If that seems like a pipe dream, think again. Based on historical rankings, Iowa would have made the playoffs under a 12-team structure four times under Kirk Ferentz.

As with the above hypothetical scenario for this season, the prior hypothetical playoff appearances would have created some interesting matchups. Here’s a rundown of the four year’s Iowa would have made the playoffs in the new setup and who they would have been matched up against.

2015- #5 Iowa (12-1) hosting #12 Ole Miss (9-3)
2009- #10 Iowa (10-2) at #7 Oregon (10-2)
2004- #12 Iowa (9-2) at #5 California (9-1)
2002- #5 Iowa (11-1) hosting #12 Penn State (9-3)

It’s not just the Hawkeyes, an expanded playoff is a positive for the entire Big Ten conference in terms of adding playoff appearances.

While those appearances may not lead to more national championships or truly change outcomes for the Hawkeyes, they at least give Iowa a fighting chance. Under Ferentz, the Hawkeyes have shown an ability to game plan for bowl games and those quarterfinal matchups would likely be no different.

More importantly, however, the simple fact the team is in the playoff is better for the brand than making or even winning a bowl game. Outside the Hawkeye faithful, nobody could tell you what years Iowa won the Outback Bowl or the Holiday Bowl or any other bowl. Nobody remembers what the team’s bowl record is.
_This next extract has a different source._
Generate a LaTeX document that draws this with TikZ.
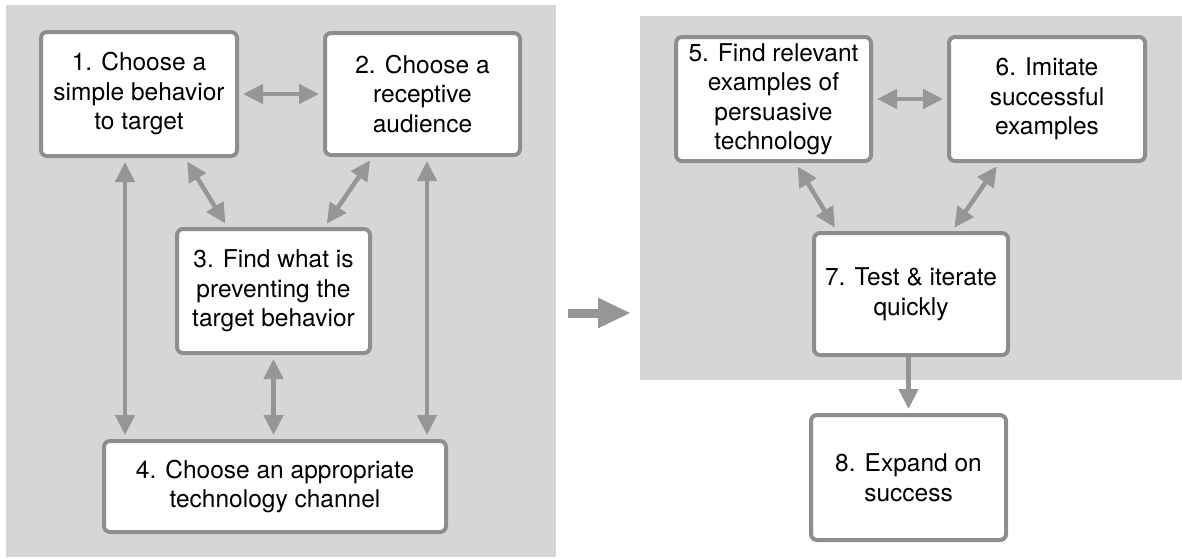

But having that tigerhawk on the national stage more than once a decade and not getting embarrassed in lopsided matchups is something that can build momentum for the program. Even if the revised playoff format is watered down with expansion, there’s TV exposure, news headlines and recruiting to be done on the back of those modest runs.

Now it seems that possibility is on course to become a reality, provided the Hawkeyes can build on the momentum they have from a pair of top-16 finishes the last two years.